__WORK TO DO__: Take the data that follows and retype it word for word.

__DATA PROVIDED__:
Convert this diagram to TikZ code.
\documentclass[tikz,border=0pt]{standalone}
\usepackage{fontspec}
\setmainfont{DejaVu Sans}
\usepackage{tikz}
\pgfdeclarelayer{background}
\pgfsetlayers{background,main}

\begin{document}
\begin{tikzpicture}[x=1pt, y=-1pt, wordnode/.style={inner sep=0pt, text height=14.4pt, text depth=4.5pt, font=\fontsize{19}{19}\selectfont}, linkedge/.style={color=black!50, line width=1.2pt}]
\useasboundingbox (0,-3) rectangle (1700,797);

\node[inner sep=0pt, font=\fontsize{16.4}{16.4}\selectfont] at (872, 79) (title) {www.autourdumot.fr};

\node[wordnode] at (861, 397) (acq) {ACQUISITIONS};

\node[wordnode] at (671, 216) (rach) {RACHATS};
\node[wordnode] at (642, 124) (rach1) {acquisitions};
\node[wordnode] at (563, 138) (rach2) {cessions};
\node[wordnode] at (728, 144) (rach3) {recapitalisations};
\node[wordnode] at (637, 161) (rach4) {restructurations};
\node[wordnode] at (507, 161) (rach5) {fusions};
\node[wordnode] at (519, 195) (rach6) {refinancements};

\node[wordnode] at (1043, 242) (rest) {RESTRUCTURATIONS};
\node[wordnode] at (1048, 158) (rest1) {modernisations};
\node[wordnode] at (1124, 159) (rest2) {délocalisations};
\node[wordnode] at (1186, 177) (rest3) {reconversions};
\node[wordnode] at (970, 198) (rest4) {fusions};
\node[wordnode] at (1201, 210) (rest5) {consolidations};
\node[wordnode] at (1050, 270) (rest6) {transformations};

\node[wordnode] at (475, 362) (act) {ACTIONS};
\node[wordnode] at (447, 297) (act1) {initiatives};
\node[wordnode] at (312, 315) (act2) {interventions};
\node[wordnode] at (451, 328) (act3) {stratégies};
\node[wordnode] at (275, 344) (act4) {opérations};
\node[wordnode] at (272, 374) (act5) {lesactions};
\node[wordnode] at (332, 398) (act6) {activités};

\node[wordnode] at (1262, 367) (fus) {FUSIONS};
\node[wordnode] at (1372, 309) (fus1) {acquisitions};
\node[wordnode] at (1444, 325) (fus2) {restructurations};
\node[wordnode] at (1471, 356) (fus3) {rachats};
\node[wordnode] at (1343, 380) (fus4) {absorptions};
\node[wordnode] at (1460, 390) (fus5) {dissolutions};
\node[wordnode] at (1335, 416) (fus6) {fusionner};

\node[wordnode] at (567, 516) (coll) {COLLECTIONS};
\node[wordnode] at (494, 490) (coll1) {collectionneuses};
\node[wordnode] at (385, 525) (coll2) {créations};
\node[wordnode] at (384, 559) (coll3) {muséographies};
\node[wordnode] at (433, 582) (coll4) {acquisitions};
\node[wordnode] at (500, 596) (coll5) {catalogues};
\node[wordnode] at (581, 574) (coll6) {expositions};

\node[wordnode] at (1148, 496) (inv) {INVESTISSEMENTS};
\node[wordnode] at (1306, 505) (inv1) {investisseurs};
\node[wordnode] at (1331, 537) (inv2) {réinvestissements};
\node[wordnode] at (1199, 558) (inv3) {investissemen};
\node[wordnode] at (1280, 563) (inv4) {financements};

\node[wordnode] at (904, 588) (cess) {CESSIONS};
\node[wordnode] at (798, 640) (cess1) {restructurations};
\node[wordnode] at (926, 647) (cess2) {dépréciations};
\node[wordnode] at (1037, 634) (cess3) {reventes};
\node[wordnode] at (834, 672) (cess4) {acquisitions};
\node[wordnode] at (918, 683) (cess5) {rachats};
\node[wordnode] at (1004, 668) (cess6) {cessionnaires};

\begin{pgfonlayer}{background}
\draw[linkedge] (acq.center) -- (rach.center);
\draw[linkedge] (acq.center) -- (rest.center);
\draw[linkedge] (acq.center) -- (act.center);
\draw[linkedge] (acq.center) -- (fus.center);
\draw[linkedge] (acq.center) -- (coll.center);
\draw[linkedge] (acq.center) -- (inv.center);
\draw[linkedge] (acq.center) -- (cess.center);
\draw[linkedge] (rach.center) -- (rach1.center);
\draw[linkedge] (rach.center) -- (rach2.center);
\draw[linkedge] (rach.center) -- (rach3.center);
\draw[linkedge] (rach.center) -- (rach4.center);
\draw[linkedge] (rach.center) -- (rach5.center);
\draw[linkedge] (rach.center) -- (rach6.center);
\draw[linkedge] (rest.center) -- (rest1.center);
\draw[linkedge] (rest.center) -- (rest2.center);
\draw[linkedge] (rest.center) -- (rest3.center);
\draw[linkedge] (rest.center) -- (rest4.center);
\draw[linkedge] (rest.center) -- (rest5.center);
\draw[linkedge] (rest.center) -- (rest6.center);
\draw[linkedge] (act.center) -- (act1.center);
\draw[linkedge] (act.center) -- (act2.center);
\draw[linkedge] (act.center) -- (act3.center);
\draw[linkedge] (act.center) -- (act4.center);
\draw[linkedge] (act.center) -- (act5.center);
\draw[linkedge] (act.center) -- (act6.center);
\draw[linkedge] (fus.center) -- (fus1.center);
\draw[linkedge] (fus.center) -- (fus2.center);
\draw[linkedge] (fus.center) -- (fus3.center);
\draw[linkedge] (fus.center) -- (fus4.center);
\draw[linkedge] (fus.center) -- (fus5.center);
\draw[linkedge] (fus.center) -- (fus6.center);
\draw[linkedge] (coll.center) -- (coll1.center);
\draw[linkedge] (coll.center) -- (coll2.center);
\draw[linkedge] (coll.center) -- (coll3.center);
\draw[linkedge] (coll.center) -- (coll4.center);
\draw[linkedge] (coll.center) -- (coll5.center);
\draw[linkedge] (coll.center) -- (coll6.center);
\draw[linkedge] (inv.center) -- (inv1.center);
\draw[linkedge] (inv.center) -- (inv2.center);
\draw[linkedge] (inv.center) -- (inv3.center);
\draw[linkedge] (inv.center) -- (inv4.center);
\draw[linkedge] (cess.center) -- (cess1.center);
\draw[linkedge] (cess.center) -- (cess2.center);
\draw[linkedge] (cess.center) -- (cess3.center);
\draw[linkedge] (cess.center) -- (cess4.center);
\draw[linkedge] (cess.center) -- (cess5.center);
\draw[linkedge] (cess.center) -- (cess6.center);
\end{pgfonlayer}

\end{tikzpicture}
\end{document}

__FINISHED EXERCISE__:
Convert this diagram to TikZ code.
\documentclass[tikz,border=0pt]{standalone}
\usepackage{fontspec}
\setmainfont{DejaVu Sans}
\usepackage{tikz}
\pgfdeclarelayer{background}
\pgfsetlayers{background,main}

\begin{document}
\begin{tikzpicture}[x=1pt, y=-1pt, wordnode/.style={inner sep=0pt, text height=14.4pt, text depth=4.5pt, font=\fontsize{19}{19}\selectfont}, linkedge/.style={color=black!50, line width=1.2pt}]
\useasboundingbox (0,-3) rectangle (1700,797);

\node[inner sep=0pt, font=\fontsize{16.4}{16.4}\selectfont] at (872, 79) (title) {www.autourdumot.fr};

\node[wordnode] at (861, 397) (acq) {ACQUISITIONS};

\node[wordnode] at (671, 216) (rach) {RACHATS};
\node[wordnode] at (642, 124) (rach1) {acquisitions};
\node[wordnode] at (563, 138) (rach2) {cessions};
\node[wordnode] at (728, 144) (rach3) {recapitalisations};
\node[wordnode] at (637, 161) (rach4) {restructurations};
\node[wordnode] at (507, 161) (rach5) {fusions};
\node[wordnode] at (519, 195) (rach6) {refinancements};

\node[wordnode] at (1043, 242) (rest) {RESTRUCTURATIONS};
\node[wordnode] at (1048, 158) (rest1) {modernisations};
\node[wordnode] at (1124, 159) (rest2) {délocalisations};
\node[wordnode] at (1186, 177) (rest3) {reconversions};
\node[wordnode] at (970, 198) (rest4) {fusions};
\node[wordnode] at (1201, 210) (rest5) {consolidations};
\node[wordnode] at (1050, 270) (rest6) {transformations};

\node[wordnode] at (475, 362) (act) {ACTIONS};
\node[wordnode] at (447, 297) (act1) {initiatives};
\node[wordnode] at (312, 315) (act2) {interventions};
\node[wordnode] at (451, 328) (act3) {stratégies};
\node[wordnode] at (275, 344) (act4) {opérations};
\node[wordnode] at (272, 374) (act5) {lesactions};
\node[wordnode] at (332, 398) (act6) {activités};

\node[wordnode] at (1262, 367) (fus) {FUSIONS};
\node[wordnode] at (1372, 309) (fus1) {acquisitions};
\node[wordnode] at (1444, 325) (fus2) {restructurations};
\node[wordnode] at (1471, 356) (fus3) {rachats};
\node[wordnode] at (1343, 380) (fus4) {absorptions};
\node[wordnode] at (1460, 390) (fus5) {dissolutions};
\node[wordnode] at (1335, 416) (fus6) {fusionner};

\node[wordnode] at (567, 516) (coll) {COLLECTIONS};
\node[wordnode] at (494, 490) (coll1) {collectionneuses};
\node[wordnode] at (385, 525) (coll2) {créations};
\node[wordnode] at (384, 559) (coll3) {muséographies};
\node[wordnode] at (433, 582) (coll4) {acquisitions};
\node[wordnode] at (500, 596) (coll5) {catalogues};
\node[wordnode] at (581, 574) (coll6) {expositions};

\node[wordnode] at (1148, 496) (inv) {INVESTISSEMENTS};
\node[wordnode] at (1306, 505) (inv1) {investisseurs};
\node[wordnode] at (1331, 537) (inv2) {réinvestissements};
\node[wordnode] at (1199, 558) (inv3) {investissemen};
\node[wordnode] at (1280, 563) (inv4) {financements};

\node[wordnode] at (904, 588) (cess) {CESSIONS};
\node[wordnode] at (798, 640) (cess1) {restructurations};
\node[wordnode] at (926, 647) (cess2) {dépréciations};
\node[wordnode] at (1037, 634) (cess3) {reventes};
\node[wordnode] at (834, 672) (cess4) {acquisitions};
\node[wordnode] at (918, 683) (cess5) {rachats};
\node[wordnode] at (1004, 668) (cess6) {cessionnaires};

\begin{pgfonlayer}{background}
\draw[linkedge] (acq.center) -- (rach.center);
\draw[linkedge] (acq.center) -- (rest.center);
\draw[linkedge] (acq.center) -- (act.center);
\draw[linkedge] (acq.center) -- (fus.center);
\draw[linkedge] (acq.center) -- (coll.center);
\draw[linkedge] (acq.center) -- (inv.center);
\draw[linkedge] (acq.center) -- (cess.center);
\draw[linkedge] (rach.center) -- (rach1.center);
\draw[linkedge] (rach.center) -- (rach2.center);
\draw[linkedge] (rach.center) -- (rach3.center);
\draw[linkedge] (rach.center) -- (rach4.center);
\draw[linkedge] (rach.center) -- (rach5.center);
\draw[linkedge] (rach.center) -- (rach6.center);
\draw[linkedge] (rest.center) -- (rest1.center);
\draw[linkedge] (rest.center) -- (rest2.center);
\draw[linkedge] (rest.center) -- (rest3.center);
\draw[linkedge] (rest.center) -- (rest4.center);
\draw[linkedge] (rest.center) -- (rest5.center);
\draw[linkedge] (rest.center) -- (rest6.center);
\draw[linkedge] (act.center) -- (act1.center);
\draw[linkedge] (act.center) -- (act2.center);
\draw[linkedge] (act.center) -- (act3.center);
\draw[linkedge] (act.center) -- (act4.center);
\draw[linkedge] (act.center) -- (act5.center);
\draw[linkedge] (act.center) -- (act6.center);
\draw[linkedge] (fus.center) -- (fus1.center);
\draw[linkedge] (fus.center) -- (fus2.center);
\draw[linkedge] (fus.center) -- (fus3.center);
\draw[linkedge] (fus.center) -- (fus4.center);
\draw[linkedge] (fus.center) -- (fus5.center);
\draw[linkedge] (fus.center) -- (fus6.center);
\draw[linkedge] (coll.center) -- (coll1.center);
\draw[linkedge] (coll.center) -- (coll2.center);
\draw[linkedge] (coll.center) -- (coll3.center);
\draw[linkedge] (coll.center) -- (coll4.center);
\draw[linkedge] (coll.center) -- (coll5.center);
\draw[linkedge] (coll.center) -- (coll6.center);
\draw[linkedge] (inv.center) -- (inv1.center);
\draw[linkedge] (inv.center) -- (inv2.center);
\draw[linkedge] (inv.center) -- (inv3.center);
\draw[linkedge] (inv.center) -- (inv4.center);
\draw[linkedge] (cess.center) -- (cess1.center);
\draw[linkedge] (cess.center) -- (cess2.center);
\draw[linkedge] (cess.center) -- (cess3.center);
\draw[linkedge] (cess.center) -- (cess4.center);
\draw[linkedge] (cess.center) -- (cess5.center);
\draw[linkedge] (cess.center) -- (cess6.center);
\end{pgfonlayer}

\end{tikzpicture}
\end{document}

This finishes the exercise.